▶ [TASK BRIEF]
Copy exactly, and only, the lines below from the first through the one containing "return 1.0 / (1.0 + np.exp(-k * (x - c)))", both included; pictures are omitted.

▶ [MATERIAL PROVIDED]
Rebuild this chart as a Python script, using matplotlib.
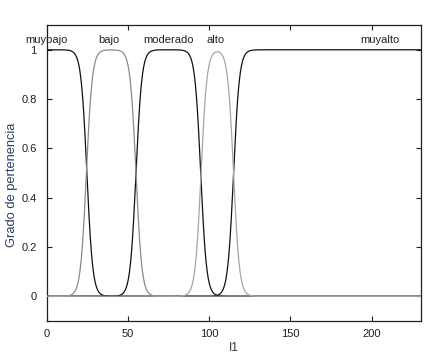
import matplotlib
matplotlib.use("Agg")
import matplotlib.pyplot as plt
import numpy as np

# membership functions: 0.5-crossing of the rising and falling edge
mf_names = ["muybajo", "bajo", "moderado", "alto", "muyalto"]
mf_rise = [None, 24.5, 55, 95, 115]
mf_fall = [24.8, 55, 94.8, 115, None]
mf_slope = 0.55
label_x = [0, 38.5, 75, 104, 205]
mf_colors = ["#111111", "#8a8a8a", "#111111", "#a5a5a5", "#111111"]
mf_zorder = [2, 3, 2, 4, 1]

x_ticks = [0, 50, 100, 150, 200]
y_ticks = [0, 0.2, 0.4, 0.6, 0.8, 1]


def sig(x, k, c):
    return 1.0 / (1.0 + np.exp(-k * (x - c)))


def mf(x, r, f):
    y = np.ones_like(x)
    if r is not None:
        y = y * sig(x, mf_slope, r)
    if f is not None:
        y = y * sig(x, -mf_slope, f)
    return y


plt.rcParams['font.family'] = ['Liberation Sans', 'DejaVu Sans']
fig = plt.figure(figsize=(4.27, 3.59), dpi=100)
ax = fig.add_axes([0.109, 0.106, 0.876, 0.824])

xs = np.linspace(0, 230, 1500)
for name, r, f, lx, c, z in zip(mf_names, mf_rise, mf_fall, label_x, mf_colors, mf_zorder):
    ax.plot(xs, mf(xs, r, f), color=c, lw=0.9, zorder=z)
    ax.text(lx, 1.02, name, ha="center", va="bottom", fontsize=8, color="#202020")

ax.set_xlim(0, 230)
ax.set_ylim(-0.1, 1.1)
ax.set_xticks(x_ticks)
ax.set_yticks(y_ticks)
ax.set_yticklabels(["0", "0.2", "0.4", "0.6", "0.8", "1"])
ax.tick_params(direction="in", length=3.5, width=0.8, labelsize=8,
               top=True, right=True, colors="#202020")
ax.tick_params(axis="y", pad=7)
ax.tick_params(axis="x", pad=6)
for s in ax.spines.values():
    s.set_linewidth(0.9)
    s.set_color("#202020")

ax.set_xlabel("I1", fontsize=8.5, color="#333333", labelpad=2)
ax.set_ylabel("Grado de pertenencia", fontsize=9.3, color="#2a3f66")
ax.yaxis.set_label_coords(-0.077, 0.46)

plt.savefig("out.png", dpi=100)
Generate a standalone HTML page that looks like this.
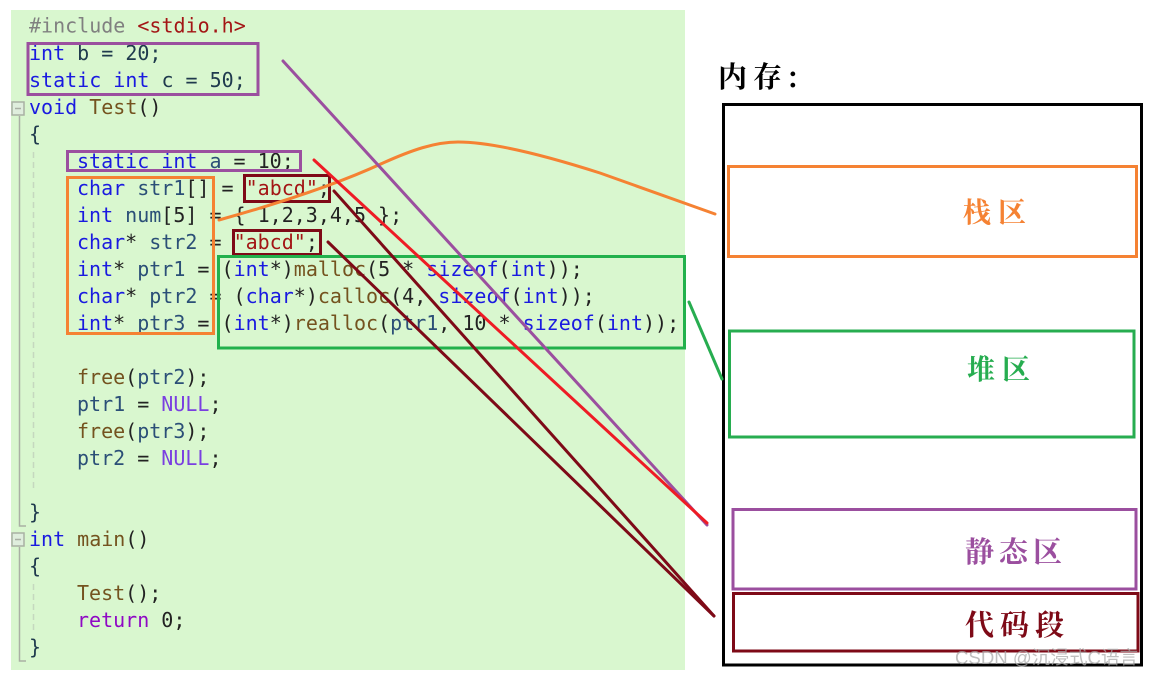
<!DOCTYPE html>
<html><head><meta charset="utf-8"><style>
html,body{margin:0;padding:0;background:#fff;width:1154px;height:677px;overflow:hidden}
svg{display:block}
.c text{font-family:"DejaVu Sans Mono","Liberation Mono",monospace;font-size:20px;fill:#1f3a4d;white-space:pre}
.k{fill:#1a1ae0}.f{fill:#74531f}.v{fill:#2b4f77}.s{fill:#a31515}.m{fill:#8f08c4}.n{fill:#7a3fe0}.p{fill:#808080}.d{fill:#222}
.z{font-family:"Noto Serif CJK SC","Liberation Serif",serif;font-weight:700}
</style></head><body>
<svg width="1154" height="677" viewBox="0 0 1154 677" xmlns="http://www.w3.org/2000/svg">
<rect x="11" y="10" width="674" height="660" fill="#d9f7cf"/>
<!-- fold guides -->
<g fill="none" stroke="#a9b0a4" stroke-width="1.500">
<rect x="12" y="102" width="12" height="13" fill="#dfeedd"/>
<path d="M15 108.500h6"/>
<path d="M19.500 116V526H26"/>
<rect x="12" y="533" width="12" height="13" fill="#dfeedd"/>
<path d="M15 539.500h6"/>
<path d="M19.500 547V661H26"/>
</g>
<g stroke="#c5d8bf" stroke-width="1.500" stroke-dasharray="6 4">
<path d="M33.500 152V490"/><path d="M33.500 584V630"/>
</g>
<g class="c" xml:space="preserve">
<text x="29" y="32.500"><tspan class="p">#include </tspan><tspan class="s">&lt;stdio.h&gt;</tspan></text>
<text x="29" y="60"><tspan class="k">int</tspan><tspan> b = 20;</tspan></text>
<text x="29" y="87"><tspan class="k">static int</tspan><tspan> c = 50;</tspan></text>
<text x="29" y="114"><tspan class="k">void</tspan><tspan class="f"> Test</tspan><tspan class="d">()</tspan></text>
<text x="29" y="141" class="d">{</text>
<text x="77" y="168"><tspan class="k">static int</tspan><tspan class="v"> a</tspan><tspan class="d"> = 10;</tspan></text>
<text x="77" y="195"><tspan class="k">char</tspan><tspan class="v"> str1</tspan><tspan class="d">[] = </tspan><tspan class="s">"abcd"</tspan><tspan class="d">;</tspan></text>
<text x="77" y="222"><tspan class="k">int</tspan><tspan class="v"> num</tspan><tspan class="d">[5] = { 1,2,3,4,5 };</tspan></text>
<text x="77" y="249"><tspan class="k">char</tspan><tspan class="d">*</tspan><tspan class="v"> str2</tspan><tspan class="d"> = </tspan><tspan class="s">"abcd"</tspan><tspan class="d">;</tspan></text>
<text x="77" y="276"><tspan class="k">int</tspan><tspan class="d">*</tspan><tspan class="v"> ptr1</tspan><tspan class="d"> = (</tspan><tspan class="k">int</tspan><tspan class="d">*)</tspan><tspan class="f">malloc</tspan><tspan class="d">(5 * </tspan><tspan class="k">sizeof</tspan><tspan class="d">(</tspan><tspan class="k">int</tspan><tspan class="d">));</tspan></text>
<text x="77" y="303"><tspan class="k">char</tspan><tspan class="d">*</tspan><tspan class="v"> ptr2</tspan><tspan class="d"> = (</tspan><tspan class="k">char</tspan><tspan class="d">*)</tspan><tspan class="f">calloc</tspan><tspan class="d">(4, </tspan><tspan class="k">sizeof</tspan><tspan class="d">(</tspan><tspan class="k">int</tspan><tspan class="d">));</tspan></text>
<text x="77" y="330"><tspan class="k">int</tspan><tspan class="d">*</tspan><tspan class="v"> ptr3</tspan><tspan class="d"> = (</tspan><tspan class="k">int</tspan><tspan class="d">*)</tspan><tspan class="f">realloc</tspan><tspan class="d">(</tspan><tspan class="v">ptr1</tspan><tspan class="d">, 10 * </tspan><tspan class="k">sizeof</tspan><tspan class="d">(</tspan><tspan class="k">int</tspan><tspan class="d">));</tspan></text>
<text x="77" y="384"><tspan class="f">free</tspan><tspan class="d">(</tspan><tspan class="v">ptr2</tspan><tspan class="d">);</tspan></text>
<text x="77" y="411"><tspan class="v">ptr1</tspan><tspan class="d"> = </tspan><tspan class="n">NULL</tspan><tspan class="d">;</tspan></text>
<text x="77" y="438"><tspan class="f">free</tspan><tspan class="d">(</tspan><tspan class="v">ptr3</tspan><tspan class="d">);</tspan></text>
<text x="77" y="465"><tspan class="v">ptr2</tspan><tspan class="d"> = </tspan><tspan class="n">NULL</tspan><tspan class="d">;</tspan></text>
<text x="29" y="519" class="d">}</text>
<text x="29" y="546"><tspan class="k">int</tspan><tspan class="f"> main</tspan><tspan class="d">()</tspan></text>
<text x="29" y="573" class="d">{</text>
<text x="77" y="600"><tspan class="f">Test</tspan><tspan class="d">();</tspan></text>
<text x="77" y="627"><tspan class="m">return</tspan><tspan class="d"> 0;</tspan></text>
<text x="29" y="654" class="d">}</text>
</g>
<!-- code highlight boxes -->
<g fill="none" stroke-width="3">
<rect x="28" y="43.500" width="230" height="51" stroke="#9b4f9f"/>
<rect x="67.500" y="151.500" width="233" height="19" stroke="#9b4f9f"/>
<rect x="67.500" y="177.500" width="146" height="156" stroke="#f58233"/>
<rect x="244.500" y="175.500" width="85" height="26" stroke="#7e0a17"/>
<rect x="233.500" y="230.500" width="87" height="24" stroke="#7e0a17"/>
<rect x="218.500" y="256.500" width="466" height="91.500" stroke="#22b14c"/>
<!-- memory -->
<rect x="723.500" y="104.500" width="418" height="560.500" stroke="#000"/>
<rect x="728.500" y="166.500" width="408" height="90" stroke="#f58233"/>
<rect x="729.500" y="331" width="404.500" height="106" stroke="#27ad50"/>
<rect x="733" y="509.500" width="403" height="79.500" stroke="#9b4f9f"/>
<rect x="733.500" y="593.500" width="404.500" height="57.500" stroke="#7e0a17"/>
</g>
<!-- connectors -->
<g fill="none" stroke-width="3" stroke-linecap="round">
<path d="M219 220C280 203 340 183 383 163C412 150 435 142 458 142C495 142 550 157 600 173L715 214" stroke="#f58233"/>
<path d="M283 61L707 525" stroke="#9b4f9f"/>
<path d="M314 160L707 523" stroke="#ee1c25"/>
<path d="M334 191L714 616" stroke="#7e0a17"/>
<path d="M328 242L714 616" stroke="#7e0a17"/>
<path d="M689 302L722 379" stroke="#27ad50"/>
</g>
<!-- labels -->
<text class="z" x="718" y="87" font-size="29" letter-spacing="6" fill="#000">内存:</text>
<text class="z" x="963" y="222" font-size="28" letter-spacing="7" fill="#f58233">栈区</text>
<text class="z" x="967" y="379" font-size="28" letter-spacing="7" fill="#27ad50">堆区</text>
<text class="z" x="965" y="562" font-size="29" letter-spacing="5" fill="#9b4f9f">静态区</text>
<text class="z" x="965" y="635" font-size="29" letter-spacing="6" fill="#7e0a17">代码段</text>
<text x="955" y="664" font-family="'Liberation Sans','Noto Sans CJK SC',sans-serif" font-size="18.600" fill="#a9a9a9" fill-opacity=".75">CSDN @沉浸式C语言</text>
</svg>
</body></html>
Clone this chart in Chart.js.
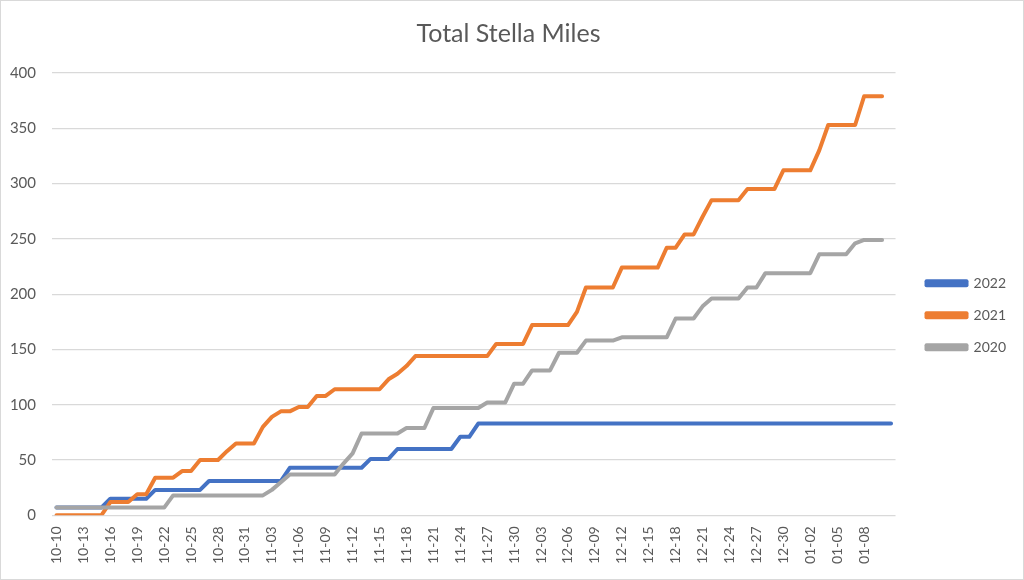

▶ [RESPONSE TO THE TASK]
Rebuild this chart as a Python script, using matplotlib.
import matplotlib
matplotlib.use("Agg")
import matplotlib.pyplot as plt
import numpy as np

# membership functions: 0.5-crossing of the rising and falling edge
mf_names = ["muybajo", "bajo", "moderado", "alto", "muyalto"]
mf_rise = [None, 24.5, 55, 95, 115]
mf_fall = [24.8, 55, 94.8, 115, None]
mf_slope = 0.55
label_x = [0, 38.5, 75, 104, 205]
mf_colors = ["#111111", "#8a8a8a", "#111111", "#a5a5a5", "#111111"]
mf_zorder = [2, 3, 2, 4, 1]

x_ticks = [0, 50, 100, 150, 200]
y_ticks = [0, 0.2, 0.4, 0.6, 0.8, 1]


def sig(x, k, c):
    return 1.0 / (1.0 + np.exp(-k * (x - c)))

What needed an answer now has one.